After the PeP team had developed a user-centered evaluation approach and performed a number of evaluations based on data provided by the technical teams – about 10 evaluation reports were delivered by the PeP team in 2008 – the team was also able to roll out information within SAP: PeP members gave a number of presentations to other teams that were interested in the topic, prepared a presentation for an internal SAP Developers conference, and took part in numerous discussions and several work groups, consulting the teams from a user-centered perspective. Issues that arose during these discussions were, for example: When should feedback be given and what form should it take? Should pages load incrementally or completely? Further topics included application startup time, speed of autocomplete, and the influence of server roundtrips and WANs. It turned out that the PeP team's time ranges provided a good heuristic for answering such questions, thus extending their usefulness beyond their sole application to the PeP evaluation method.

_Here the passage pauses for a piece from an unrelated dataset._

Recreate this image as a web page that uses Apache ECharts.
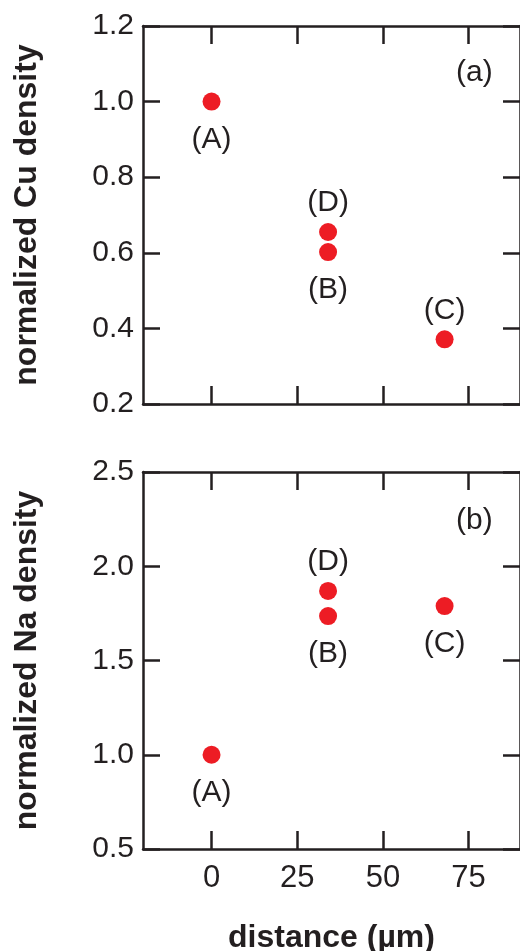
<!DOCTYPE html>
<html><head><meta charset="utf-8">
<script src="https://cdn.jsdelivr.net/npm/echarts@6/dist/echarts.min.js"></script>
<style>html,body{margin:0;padding:0;background:#fff}#c{width:520px;height:951px}</style>
</head><body><div id="c"></div>
<script>
// ---- data ----
const pointNames = ['(A)', '(B)', '(C)', '(D)'];
const distance = [0, 34, 68, 34];
const cuDensity = [1.0, 0.602, 0.371, 0.655];
const naDensity = [1.0, 1.736, 1.789, 1.869];
const xTickValues = [0, 25, 50, 75];
const panelTags = ['(a)', '(b)'];
const cuAxisTitle = 'normalized Cu density';
const naAxisTitle = 'normalized Na density';
const xAxisTitle = 'distance (µm)';

// ---- styles ----
const cuLabelSide = ['bottom', 'bottom', 'top', 'top'];
const naLabelSide = ['bottom', 'bottom', 'bottom', 'top'];
const INK = '#231f20';
const RED = '#ed1c24';
const FONT = "'Liberation Sans', Arial, Helvetica, sans-serif";

const chart = echarts.init(document.getElementById('c'), null, {renderer: 'canvas'});

function xAxisDef(gridIndex, position, showLabels, name) {
  return {
    type: 'value', gridIndex: gridIndex, position: position,
    min: -20, max: 90,
    axisLine: {show: true, onZero: false, lineStyle: {color: INK, width: 2.5}},
    axisTick: {show: true, inside: true, length: 18, lineStyle: {color: INK, width: 2.5}, customValues: xTickValues},
    axisLabel: {show: showLabels, customValues: xTickValues, color: INK, fontSize: 31, fontFamily: FONT, margin: 14},
    splitLine: {show: false},
    name: name || '', nameLocation: 'middle', nameGap: 73,
    nameTextStyle: {color: INK, fontSize: 32, fontWeight: 'bold', fontFamily: FONT}
  };
}
function yAxisDef(gridIndex, position, min, max, interval, showLabels, name) {
  return {
    type: 'value', gridIndex: gridIndex, position: position,
    min: min, max: max, interval: interval,
    axisLine: {show: true, onZero: false, lineStyle: {color: INK, width: 2.5}},
    axisTick: {show: true, inside: true, length: 17, lineStyle: {color: INK, width: 2.5}},
    axisLabel: {show: showLabels, color: INK, fontSize: 30, fontFamily: FONT, margin: 9,
      formatter: v => v.toFixed(1)},
    splitLine: {show: false},
    name: name || '', nameLocation: 'middle', nameGap: 100,
    nameTextStyle: {color: INK, fontSize: 32, fontWeight: 'bold', fontFamily: FONT}
  };
}
function pts(ys, sides) {
  return distance.map((x, i) => ({
    value: [x, ys[i]],
    label: {position: sides[i], distance: sides[i] === 'top' ? 5 : 14}
  }));
}
function scatter(xi, yi, ys, sides) {
  return {
    type: 'scatter', xAxisIndex: xi, yAxisIndex: yi,
    symbol: 'circle', symbolSize: 18,
    itemStyle: {color: RED, opacity: 1},
    label: {show: true, color: INK, fontSize: 30, fontFamily: FONT,
      formatter: p => pointNames[p.dataIndex]},
    data: pts(ys, sides)
  };
}

chart.setOption({
  animation: false,
  backgroundColor: '#fff',
  grid: [
    {left: 143, top: 26, width: 377, height: 378, outerBoundsMode: 'none', containLabel: false},
    {left: 143, top: 472, width: 377, height: 377, outerBoundsMode: 'none', containLabel: false}
  ],
  xAxis: [
    xAxisDef(0, 'bottom', false),
    xAxisDef(1, 'bottom', true, xAxisTitle),
    xAxisDef(0, 'top', false),
    xAxisDef(1, 'top', false)
  ],
  yAxis: [
    yAxisDef(0, 'left', 0.2, 1.2, 0.2, true, cuAxisTitle),
    yAxisDef(1, 'left', 0.5, 2.5, 0.5, true, naAxisTitle),
    yAxisDef(0, 'right', 0.2, 1.2, 0.2, false),
    yAxisDef(1, 'right', 0.5, 2.5, 0.5, false)
  ],
  series: [
    scatter(0, 0, cuDensity, cuLabelSide),
    scatter(1, 1, naDensity, naLabelSide)
  ],
  graphic: [
    {type: 'text', left: 456, top: 58, style: {text: panelTags[0], fill: INK, font: '30px ' + FONT}},
    {type: 'text', left: 456, top: 506, style: {text: panelTags[1], fill: INK, font: '30px ' + FONT}}
  ]
});
</script></body></html>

At the beginning of this article, we mentioned that the PeP team also had the goal of making information available outside of SAP. This was accomplished by publishing articles on the SAP Design Guild Website. These are additionally compiled in the Human Performance at the Computer highlight topic for easier access. They contain general information and are largely independent from the PeP project. However, Ulrich Kreichgauer and Gerd Waloszek presented the PeP team's user-centered evaluation method at the INTERACT 2009 conference in Uppsala, Sweden. This method will also form part of a keynote that Dan Rosenberg will give at the 20th FQS-Forschungstagung ( research congress of the German Quality Research Community ) in October 2009 in Frankfurt am Main, Germany. Last but not least, this article delivers some details of the PeP team's work to the public.

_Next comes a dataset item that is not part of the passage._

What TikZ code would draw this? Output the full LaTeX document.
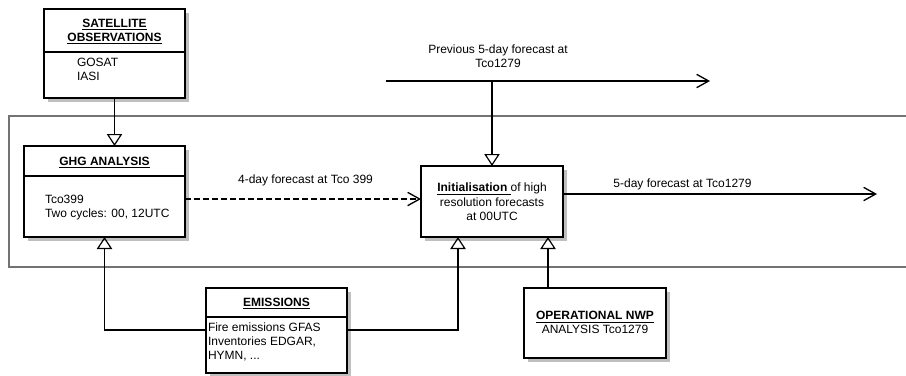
\documentclass[tikz,border=0pt]{standalone}
\usepackage{fontspec}
\setmainfont{Liberation Sans}
\usetikzlibrary{arrows.meta,calc,shadows}
\begin{document}
\begin{tikzpicture}[x=0.75pt,y=-0.75pt,
  font=\fontsize{9pt}{10.5pt}\selectfont,
  box/.style={draw=black,line width=1.5pt,fill=white,inner sep=0pt,outer sep=0pt,anchor=north west,
    drop shadow={shadow xshift=3pt,shadow yshift=-3pt,fill=black!25,opacity=1}},
  divider/.style={draw=black,line width=1.3pt},
  txt/.style={inner sep=0pt,outer sep=0pt},
  conn/.style={draw=black,line width=1pt},
  tri/.style={conn,-{Triangle[open,width=11.5pt,length=9pt,line width=0.9pt]}},
  barb/.style={conn,-{Straight Barb[length=9pt,width=10pt]}},
  container/.style={draw=black!55,line width=1pt}
]
\useasboundingbox (0,0) rectangle (906,375);
% container (open to the right)
\draw[container] (910,116) -- (9,116) -- (9,267) -- (910,267);

% boxes
\node[box,minimum width=105.75pt,minimum height=66.75pt] (sat) at (44,9) {};
\node[box,minimum width=120.75pt,minimum height=68.25pt] (ghg) at (24,146) {};
\node[box,minimum width=106.5pt,minimum height=53.25pt] (init) at (421,166) {};
\node[box,minimum width=105.75pt,minimum height=63.75pt] (emis) at (206,288) {};
\node[box,minimum width=106.5pt,minimum height=52.5pt] (nwp) at (524,288) {};

% dividers
\draw[divider] ($(sat.north west)+(0,43)$) -- ($(sat.north east)+(0,43)$);
\draw[divider] ($(ghg.north west)+(0,30)$) -- ($(ghg.north east)+(0,30)$);
\draw[divider] ($(emis.north west)+(0,29)$) -- ($(emis.north east)+(0,29)$);

% texts
\node[txt,anchor=north,align=center] (satT) at (114.5,18.7) {\textbf{\underline{SATELLITE}}\\\textbf{\underline{OBSERVATIONS}}};
\node[txt,anchor=north west,align=left] (satB) at (77,57.7) {GOSAT\\IASI};
\node[txt,anchor=base] (ghgT) at (104.5,165.3) {\textbf{\underline{GHG ANALYSIS}}};
\node[txt,anchor=north west,align=left] (ghgB) at (45,194.7) {Tco399\\Two cycles: 00, 12UTC};
\node[txt,anchor=north,align=center,font=\fontsize{9pt}{10.7pt}\selectfont] (initT) at (492,183.2) {\underline{\textbf{Initialisation}\ }of high\\resolution forecasts\\at 00UTC};
\node[txt,anchor=base] (emisT) at (276.5,306.3) {\textbf{\underline{EMISSIONS}}};
\node[txt,anchor=north west,align=left] (emisB) at (208,322.4) {Fire emissions GFAS\\Inventories EDGAR,\\HYMN, ...};
\node[txt,anchor=north,align=center] (nwpT) at (595,311.4) {\textbf{\underline{OPERATIONAL NWP}}\\ANALYSIS Tco1279};
\node[txt,anchor=base] (lab4) at (305.5,183.6) {4-day forecast at Tco 399};
\node[txt,anchor=north,align=center] (labprev) at (498,44.7) {Previous 5-day forecast at\\Tco1279};
\node[txt,anchor=base] (lab5) at (682.5,187) {5-day forecast at Tco1279};

% free ends
\coordinate (prevstart) at (386,81);
\coordinate (prevend) at (710,81);
\coordinate (fcend) at (877,194);

% connectors
\draw[tri] (sat.south) -- (sat.south |- ghg.north);
\draw[barb,dash pattern=on 4.5pt off 2.25pt] (ghg.east |- {$(init.north west)+(0,33)$}) -- ($(init.north west)+(0,33)$);
\draw[barb] (prevstart) -- (prevend);
\draw[tri] (init.north |- prevstart) -- (init.north);
\draw[barb] ($(init.north east)+(0,28)$) -- (fcend |- {$(init.north east)+(0,28)$});
\draw[tri] ($(emis.north west)+(0,42)$) -| (ghg.south);
\draw[tri] ($(emis.north east)+(0,42)$) -| ($(init.south west)+(37,0)$);
\draw[tri] ($(nwp.north west)+(24,0)$) -- ($(init.south west)+(127,0)$);
\end{tikzpicture}
\end{document}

Because it was initiated as a project, the PeP project has a limited time scope. Many questions were addressed and answered during the project time span, while others need further research and clarification and may be beyond the current project scope. First of all, the assumptions underlying the PeP evaluations need to be validated further. UI events are currently assigned to time ranges on a heuristic basis and call for more thorough investigation. In addition, the transition points between the time ranges rely on data from the literature and on heuristic assumptions. Systematic experiments involving users who rate the timeliness of selected UI events could help to define the points more reliably.
The PeP team's research could also be the starting point for addressing responsiveness issues through the UI design itself: (1) Performance-oriented guidelines, that is, high-level rules on top of UI guidelines for specific applications, could make UI designers aware of human performance issues and provide guidance (see also Have You Ever Heard of Performance-Oriented (UI) Design? and Human Performance at the Computer – Part 4: On the Way to Performance-Oriented UI Guidelines); (2) Measuring the time costs of UI controls and suggesting alternative designs would make it possible to reduce screen rendering times at the design stage.